I probably got you beat there. I just mess around with DBP making a quasi 3rd/1st person shooter.
It's like Goldeneye64, except when outside of aiming mode you are 3rd person... oh just like Zelda: Ocarina of Time.
I started in 2002 with DBC and in about 2005 migrated to DBP. Development isn't at all serious and I often go long periods of time without touching it. In some cases weeks or months. It's like playing a video game, and I add little bits every now and again. I revise parts that aren't that good also. Also I learned a ton about performance optimization techniques.
Because it's so far along it's basically a full game.
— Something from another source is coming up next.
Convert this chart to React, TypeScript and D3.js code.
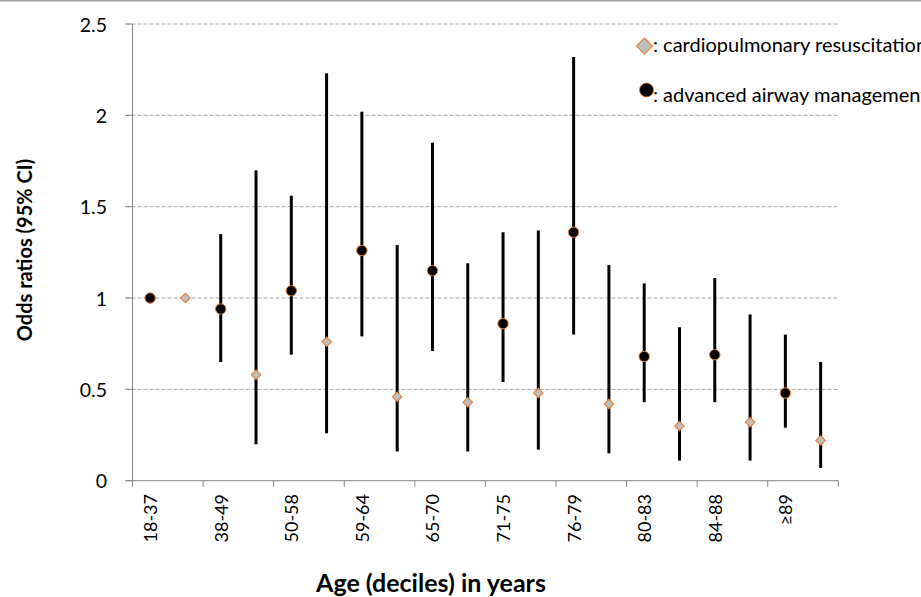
import React, { useEffect, useRef } from 'react';
import * as d3 from 'd3';

const ageGroups = ['18-37', '38-49', '50-58', '59-64', '65-70', '71-75', '76-79', '80-83', '84-88', '≥89'];

// advanced airway management: odds ratio, lower and upper 95% CI
const airwayOR = [1.0, 0.94, 1.04, 1.26, 1.15, 0.86, 1.36, 0.68, 0.69, 0.48];
const airwayLow = [null, 0.65, 0.69, 0.79, 0.71, 0.54, 0.80, 0.43, 0.43, 0.29];
const airwayHigh = [null, 1.35, 1.56, 2.02, 1.85, 1.36, 2.32, 1.08, 1.11, 0.80];

// cardiopulmonary resuscitation
const cprOR = [1.0, 0.58, 0.76, 0.46, 0.43, 0.48, 0.42, 0.30, 0.32, 0.22];
const cprLow = [null, 0.20, 0.26, 0.16, 0.16, 0.17, 0.15, 0.11, 0.11, 0.07];
const cprHigh = [null, 1.70, 2.23, 1.29, 1.19, 1.37, 1.18, 0.84, 0.91, 0.65];

const yTicks = [0, 0.5, 1, 1.5, 2, 2.5];
const seriesNames = ['airway', 'cpr'];

const W = 921;
const H = 597;
const font = "Lato, 'Open Sans', sans-serif";
const orange = '#e8782a';
const gridGray = '#a6a6a6';
const axisGray = '#868686';

function App() {
  const svgRef = useRef(null);

  useEffect(() => {
    const svg = d3.select(svgRef.current);
    svg.selectAll('*').remove();

    const left = 132.5, right = 838.3, top = 24, bottom = 480.7;

    const x = d3.scaleBand().domain(ageGroups).range([left, right]);
    const sub = d3.scaleBand().domain(seriesNames).range([0, x.bandwidth()]);
    const y = d3.scaleLinear().domain([0, 2.5]).range([bottom, top]);

    const cx = (g, s) => x(g) + sub(s) + sub.bandwidth() / 2;

    // top border line
    svg.append('line')
      .attr('x1', 0).attr('x2', W).attr('y1', 0.75).attr('y2', 0.75)
      .attr('stroke', '#a0a0a0').attr('stroke-width', 1.5);

    // grid
    svg.append('g')
      .selectAll('line')
      .data(yTicks.filter(d => d > 0))
      .join('line')
      .attr('x1', left - 7).attr('x2', right)
      .attr('y1', d => y(d)).attr('y2', d => y(d))
      .attr('stroke', gridGray).attr('stroke-width', 1)
      .attr('stroke-dasharray', '4,2');

    // y axis
    const yAxis = svg.append('g');
    yAxis.append('line')
      .attr('x1', left).attr('x2', left).attr('y1', top).attr('y2', bottom)
      .attr('stroke', axisGray);
    yAxis.selectAll('line.tick')
      .data(yTicks)
      .join('line')
      .attr('class', 'tick')
      .attr('x1', left - 7).attr('x2', left)
      .attr('y1', d => y(d)).attr('y2', d => y(d))
      .attr('stroke', axisGray);
    yAxis.selectAll('text')
      .data(yTicks)
      .join('text')
      .attr('x', 107).attr('y', d => y(d))
      .attr('text-anchor', 'end')
      .attr('dominant-baseline', 'central')
      .attr('font-family', font).attr('font-size', 19.5)
      .attr('fill', '#000')
      .text(d => d3.format('~g')(d));

    // x axis
    const xAxis = svg.append('g');
    xAxis.append('line')
      .attr('x1', left - 7).attr('x2', right).attr('y1', bottom).attr('y2', bottom)
      .attr('stroke', axisGray);
    const edges = ageGroups.map(g => x(g)).concat([right]);
    xAxis.selectAll('line.tick')
      .data(edges)
      .join('line')
      .attr('class', 'tick')
      .attr('x1', d => d).attr('x2', d => d)
      .attr('y1', bottom).attr('y2', bottom + 6)
      .attr('stroke', axisGray);
    xAxis.selectAll('text')
      .data(ageGroups)
      .join('text')
      .attr('transform', g => `translate(${cx(g, 'airway')},494) rotate(-90)`)
      .attr('text-anchor', 'end')
      .attr('dominant-baseline', 'central')
      .attr('font-family', font).attr('font-size', 18)
      .text(g => g);

    // error bars + markers
    const rows = ageGroups.map((g, i) => ({
      g,
      airway: { or: airwayOR[i], lo: airwayLow[i], hi: airwayHigh[i] },
      cpr: { or: cprOR[i], lo: cprLow[i], hi: cprHigh[i] },
    }));

    const bars = svg.append('g');
    seriesNames.forEach(s => {
      bars.selectAll(`line.${s}`)
        .data(rows.filter(r => r[s].lo != null))
        .join('line')
        .attr('class', s)
        .attr('x1', r => cx(r.g, s)).attr('x2', r => cx(r.g, s))
        .attr('y1', r => y(r[s].lo)).attr('y2', r => y(r[s].hi))
        .attr('stroke', '#000').attr('stroke-width', 3);
    });

    const diamond = d3.symbol().type(d3.symbolSquare).size(46);
    svg.append('g')
      .selectAll('path')
      .data(rows)
      .join('path')
      .attr('d', diamond)
      .attr('transform', r => `translate(${cx(r.g, 'cpr')},${y(r.cpr.or)}) rotate(45)`)
      .attr('fill', '#bfbfbf').attr('stroke', orange).attr('stroke-width', 1);

    svg.append('g')
      .selectAll('circle')
      .data(rows)
      .join('circle')
      .attr('cx', r => cx(r.g, 'airway')).attr('cy', r => y(r.airway.or))
      .attr('r', 5.2)
      .attr('fill', '#000').attr('stroke', orange).attr('stroke-width', 1);

    // legend (its text runs past the right edge, as in the source figure)
    const legend = svg.append('g');
    legend.append('path')
      .attr('d', d3.symbol().type(d3.symbolSquare).size(128))
      .attr('transform', 'translate(644.5,46) rotate(45)')
      .attr('fill', '#bfbfbf').attr('stroke', orange).attr('stroke-width', 1);
    legend.append('text')
      .attr('x', 653).attr('y', 52)
      .attr('font-family', font).attr('font-size', 20)
      .text(': cardiopulmonary resuscitation');
    legend.append('circle')
      .attr('cx', 646.5).attr('cy', 90).attr('r', 7)
      .attr('fill', '#000').attr('stroke', orange).attr('stroke-width', 0.8);
    legend.append('text')
      .attr('x', 653).attr('y', 102)
      .attr('font-family', font).attr('font-size', 20)
      .text(': advanced airway management');

    // axis titles
    svg.append('text')
      .attr('transform', 'translate(24,250) rotate(-90)')
      .attr('text-anchor', 'middle')
      .attr('dominant-baseline', 'central')
      .attr('font-family', font).attr('font-size', 20).attr('font-weight', 'bold')
      .text('Odds ratios (95% CI)');
    svg.append('text')
      .attr('x', 431).attr('y', 592)
      .attr('text-anchor', 'middle')
      .attr('font-family', font).attr('font-size', 25).attr('font-weight', 'bold')
      .text('Age (deciles) in years');
  }, []);

  return (
    <svg
      ref={svgRef}
      width={W}
      height={H}
      style={{ position: 'absolute', left: 0, top: 0, background: '#fff', overflow: 'hidden' }}
    />
  );
}

export default App;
Sometimes I just turn it on and play for an hour or two.
I've also noticed that from playing with DBP this long, I can go back to early levels and see some of the design mistakes I made, or the massive improvements.
Character Improvements Over The Years:
In the image above you can see the first character looks butt ugly. The very first attempt at modelling from scratch with a hand painted texture. That lasted about a few days. Then I figured out how to add photographic elements into the textures to make them better. It still takes a lot of Photoshop work, but I got much much better. Also faces look kinda creepy if you just copy peoples faces, so overlapping multiple faces + a ton of Photoshopping works best.
The body starts segmented and moves into a solid flow, the face and hair get better. Clothing is completely dynamic.
I should also add, with some hypocrisy, I see a lot of 3D modelling attempts that have awful proportions like massive legs or shoulders that make the characters look cheaply made. So I always tried to make things look realistic or better.
I don't spend a lot of time on DBP but since it's been a long time I'm probably at least at 1000 hours of development time. It could even be double that.
I never included a log other than a changelog. It amazes me to look back at the big improvements that were made, like Ai, Ai pathing (so they can hunt), sound system, level transitions, scripting, etc.
I'd say at the moment I'm looking into Shader Lighting, and perhaps adding hi-poly hands to all the models.
I hope this is insightful to people.
Edit:
Oh and losing the source code to my level editor was the worst thing that ever happened. It was a page 1 rewrite of the entire editor.